• Problem statement:
Retype, exactly as written, every line from the one containing "Emit a Python" down to the one containing "orig = patch.draw", including both, and nothing else.

• Data to use:
>>>

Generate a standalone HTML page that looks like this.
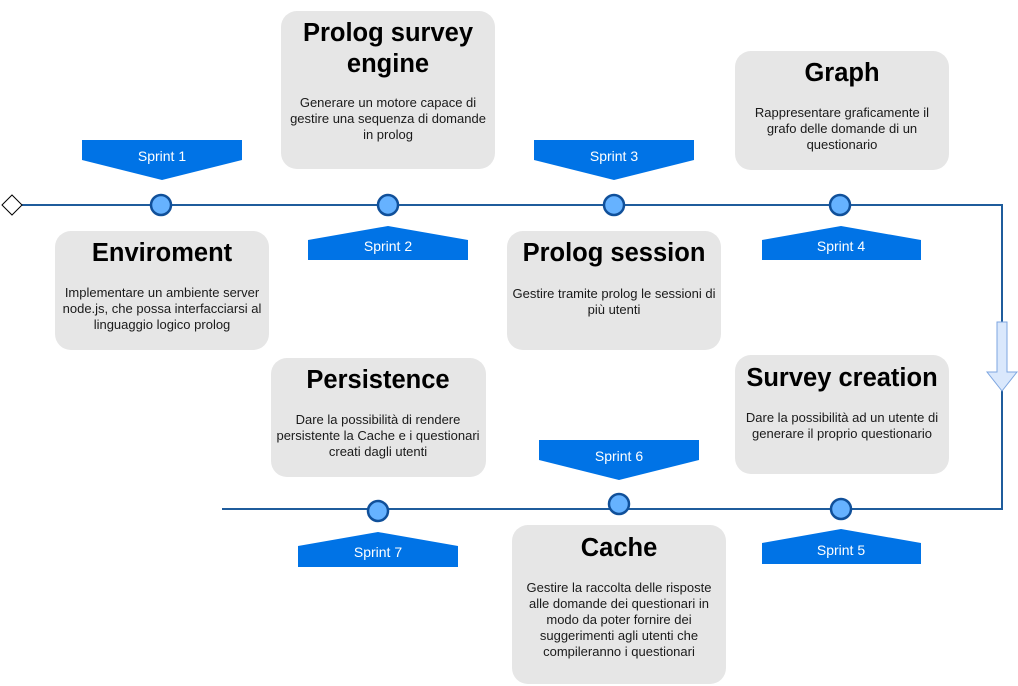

<<<
>>>

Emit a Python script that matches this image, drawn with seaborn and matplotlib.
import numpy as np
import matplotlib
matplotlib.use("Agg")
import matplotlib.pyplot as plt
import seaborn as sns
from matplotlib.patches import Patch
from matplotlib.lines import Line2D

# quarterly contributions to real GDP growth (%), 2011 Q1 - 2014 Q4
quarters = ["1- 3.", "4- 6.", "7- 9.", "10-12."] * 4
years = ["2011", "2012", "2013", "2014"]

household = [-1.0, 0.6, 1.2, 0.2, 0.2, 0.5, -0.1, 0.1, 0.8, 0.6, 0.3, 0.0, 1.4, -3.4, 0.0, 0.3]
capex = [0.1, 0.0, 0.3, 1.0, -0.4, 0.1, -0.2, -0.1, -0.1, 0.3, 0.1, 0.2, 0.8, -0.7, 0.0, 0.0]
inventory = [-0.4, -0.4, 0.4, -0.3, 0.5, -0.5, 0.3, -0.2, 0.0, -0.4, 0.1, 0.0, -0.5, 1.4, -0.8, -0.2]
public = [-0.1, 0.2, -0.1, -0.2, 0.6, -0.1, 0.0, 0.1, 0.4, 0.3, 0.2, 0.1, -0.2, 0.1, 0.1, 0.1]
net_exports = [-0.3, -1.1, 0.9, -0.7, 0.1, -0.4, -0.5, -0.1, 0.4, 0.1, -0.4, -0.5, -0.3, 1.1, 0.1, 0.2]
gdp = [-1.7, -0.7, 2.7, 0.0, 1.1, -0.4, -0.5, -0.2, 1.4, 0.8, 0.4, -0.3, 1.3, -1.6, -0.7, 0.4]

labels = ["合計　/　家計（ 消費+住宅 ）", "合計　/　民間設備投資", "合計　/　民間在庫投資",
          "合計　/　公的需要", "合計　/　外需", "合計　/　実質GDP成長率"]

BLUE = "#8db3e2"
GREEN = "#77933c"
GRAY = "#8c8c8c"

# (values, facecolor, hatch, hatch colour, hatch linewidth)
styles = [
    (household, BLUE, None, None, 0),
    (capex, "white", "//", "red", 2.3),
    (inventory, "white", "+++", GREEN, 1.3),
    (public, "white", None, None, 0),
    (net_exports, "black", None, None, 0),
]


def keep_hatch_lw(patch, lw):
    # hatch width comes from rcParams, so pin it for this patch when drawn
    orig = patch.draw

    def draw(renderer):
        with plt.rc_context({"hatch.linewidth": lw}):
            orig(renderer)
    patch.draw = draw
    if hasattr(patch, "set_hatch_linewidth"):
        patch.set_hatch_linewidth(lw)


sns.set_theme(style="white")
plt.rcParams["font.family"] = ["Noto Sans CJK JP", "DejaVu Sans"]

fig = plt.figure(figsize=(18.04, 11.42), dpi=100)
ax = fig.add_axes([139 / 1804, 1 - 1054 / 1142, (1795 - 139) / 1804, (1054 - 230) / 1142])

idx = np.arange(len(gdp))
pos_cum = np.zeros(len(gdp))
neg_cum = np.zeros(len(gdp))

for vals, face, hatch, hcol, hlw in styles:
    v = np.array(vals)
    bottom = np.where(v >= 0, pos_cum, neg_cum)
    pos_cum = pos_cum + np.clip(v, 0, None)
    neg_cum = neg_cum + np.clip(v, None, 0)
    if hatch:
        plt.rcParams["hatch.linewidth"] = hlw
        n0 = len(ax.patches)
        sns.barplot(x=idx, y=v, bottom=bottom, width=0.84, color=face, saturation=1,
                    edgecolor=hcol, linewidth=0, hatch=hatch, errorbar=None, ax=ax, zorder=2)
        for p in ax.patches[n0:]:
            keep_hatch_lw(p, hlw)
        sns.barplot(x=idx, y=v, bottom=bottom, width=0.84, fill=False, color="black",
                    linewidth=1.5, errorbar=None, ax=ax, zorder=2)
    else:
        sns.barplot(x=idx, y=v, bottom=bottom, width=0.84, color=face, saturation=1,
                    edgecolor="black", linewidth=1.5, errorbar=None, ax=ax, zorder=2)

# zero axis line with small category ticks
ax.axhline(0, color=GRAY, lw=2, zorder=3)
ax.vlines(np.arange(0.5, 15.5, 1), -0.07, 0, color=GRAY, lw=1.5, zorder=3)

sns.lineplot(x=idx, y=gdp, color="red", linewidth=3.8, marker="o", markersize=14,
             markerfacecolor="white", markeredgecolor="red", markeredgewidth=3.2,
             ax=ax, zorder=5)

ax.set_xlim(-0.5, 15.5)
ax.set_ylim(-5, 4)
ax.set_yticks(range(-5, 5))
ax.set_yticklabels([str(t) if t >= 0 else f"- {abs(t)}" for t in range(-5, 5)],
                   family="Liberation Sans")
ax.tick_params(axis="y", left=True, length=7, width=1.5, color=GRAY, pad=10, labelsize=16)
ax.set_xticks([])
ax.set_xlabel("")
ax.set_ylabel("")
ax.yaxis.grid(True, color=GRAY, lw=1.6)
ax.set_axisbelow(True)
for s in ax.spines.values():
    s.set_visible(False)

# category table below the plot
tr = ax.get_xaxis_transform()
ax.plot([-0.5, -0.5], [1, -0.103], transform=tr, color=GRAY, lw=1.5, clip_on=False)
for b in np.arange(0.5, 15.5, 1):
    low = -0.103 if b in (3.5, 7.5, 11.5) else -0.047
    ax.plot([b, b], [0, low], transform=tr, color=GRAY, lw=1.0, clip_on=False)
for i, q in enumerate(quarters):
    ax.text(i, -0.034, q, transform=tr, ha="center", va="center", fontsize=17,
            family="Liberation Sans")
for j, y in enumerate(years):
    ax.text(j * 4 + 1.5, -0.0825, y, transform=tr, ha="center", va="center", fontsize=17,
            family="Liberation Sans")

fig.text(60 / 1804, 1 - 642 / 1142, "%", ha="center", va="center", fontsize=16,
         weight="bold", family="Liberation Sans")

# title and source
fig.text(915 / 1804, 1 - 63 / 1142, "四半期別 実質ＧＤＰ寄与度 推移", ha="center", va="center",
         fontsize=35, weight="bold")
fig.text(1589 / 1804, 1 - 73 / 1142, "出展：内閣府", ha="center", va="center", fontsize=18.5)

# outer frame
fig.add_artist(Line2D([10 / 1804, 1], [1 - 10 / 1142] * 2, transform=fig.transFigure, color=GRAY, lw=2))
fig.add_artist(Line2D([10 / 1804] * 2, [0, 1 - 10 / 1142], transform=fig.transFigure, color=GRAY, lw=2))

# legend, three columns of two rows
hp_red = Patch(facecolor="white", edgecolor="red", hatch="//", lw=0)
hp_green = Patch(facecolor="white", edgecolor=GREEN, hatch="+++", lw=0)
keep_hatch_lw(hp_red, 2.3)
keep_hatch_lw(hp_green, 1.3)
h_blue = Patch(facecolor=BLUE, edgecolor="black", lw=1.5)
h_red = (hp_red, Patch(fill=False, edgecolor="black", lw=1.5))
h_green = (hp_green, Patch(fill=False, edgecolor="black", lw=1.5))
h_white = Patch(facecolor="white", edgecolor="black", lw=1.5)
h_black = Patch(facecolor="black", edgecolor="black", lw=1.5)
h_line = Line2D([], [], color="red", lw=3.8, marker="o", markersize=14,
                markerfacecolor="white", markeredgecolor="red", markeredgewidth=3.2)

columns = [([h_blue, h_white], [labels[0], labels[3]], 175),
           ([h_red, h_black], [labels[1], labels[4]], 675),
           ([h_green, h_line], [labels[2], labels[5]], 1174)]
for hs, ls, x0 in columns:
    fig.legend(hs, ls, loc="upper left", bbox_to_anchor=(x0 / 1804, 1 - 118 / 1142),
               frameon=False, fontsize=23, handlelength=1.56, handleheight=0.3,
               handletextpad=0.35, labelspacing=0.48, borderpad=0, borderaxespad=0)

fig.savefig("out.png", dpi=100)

<<<

• The answer:
Emit a Python script that matches this image, drawn with seaborn and matplotlib.
import numpy as np
import matplotlib
matplotlib.use("Agg")
import matplotlib.pyplot as plt
import seaborn as sns
from matplotlib.patches import Patch
from matplotlib.lines import Line2D

# quarterly contributions to real GDP growth (%), 2011 Q1 - 2014 Q4
quarters = ["1- 3.", "4- 6.", "7- 9.", "10-12."] * 4
years = ["2011", "2012", "2013", "2014"]

household = [-1.0, 0.6, 1.2, 0.2, 0.2, 0.5, -0.1, 0.1, 0.8, 0.6, 0.3, 0.0, 1.4, -3.4, 0.0, 0.3]
capex = [0.1, 0.0, 0.3, 1.0, -0.4, 0.1, -0.2, -0.1, -0.1, 0.3, 0.1, 0.2, 0.8, -0.7, 0.0, 0.0]
inventory = [-0.4, -0.4, 0.4, -0.3, 0.5, -0.5, 0.3, -0.2, 0.0, -0.4, 0.1, 0.0, -0.5, 1.4, -0.8, -0.2]
public = [-0.1, 0.2, -0.1, -0.2, 0.6, -0.1, 0.0, 0.1, 0.4, 0.3, 0.2, 0.1, -0.2, 0.1, 0.1, 0.1]
net_exports = [-0.3, -1.1, 0.9, -0.7, 0.1, -0.4, -0.5, -0.1, 0.4, 0.1, -0.4, -0.5, -0.3, 1.1, 0.1, 0.2]
gdp = [-1.7, -0.7, 2.7, 0.0, 1.1, -0.4, -0.5, -0.2, 1.4, 0.8, 0.4, -0.3, 1.3, -1.6, -0.7, 0.4]

labels = ["合計　/　家計（ 消費+住宅 ）", "合計　/　民間設備投資", "合計　/　民間在庫投資",
          "合計　/　公的需要", "合計　/　外需", "合計　/　実質GDP成長率"]

BLUE = "#8db3e2"
GREEN = "#77933c"
GRAY = "#8c8c8c"

# (values, facecolor, hatch, hatch colour, hatch linewidth)
styles = [
    (household, BLUE, None, None, 0),
    (capex, "white", "//", "red", 2.3),
    (inventory, "white", "+++", GREEN, 1.3),
    (public, "white", None, None, 0),
    (net_exports, "black", None, None, 0),
]


def keep_hatch_lw(patch, lw):
    # hatch width comes from rcParams, so pin it for this patch when drawn
    orig = patch.draw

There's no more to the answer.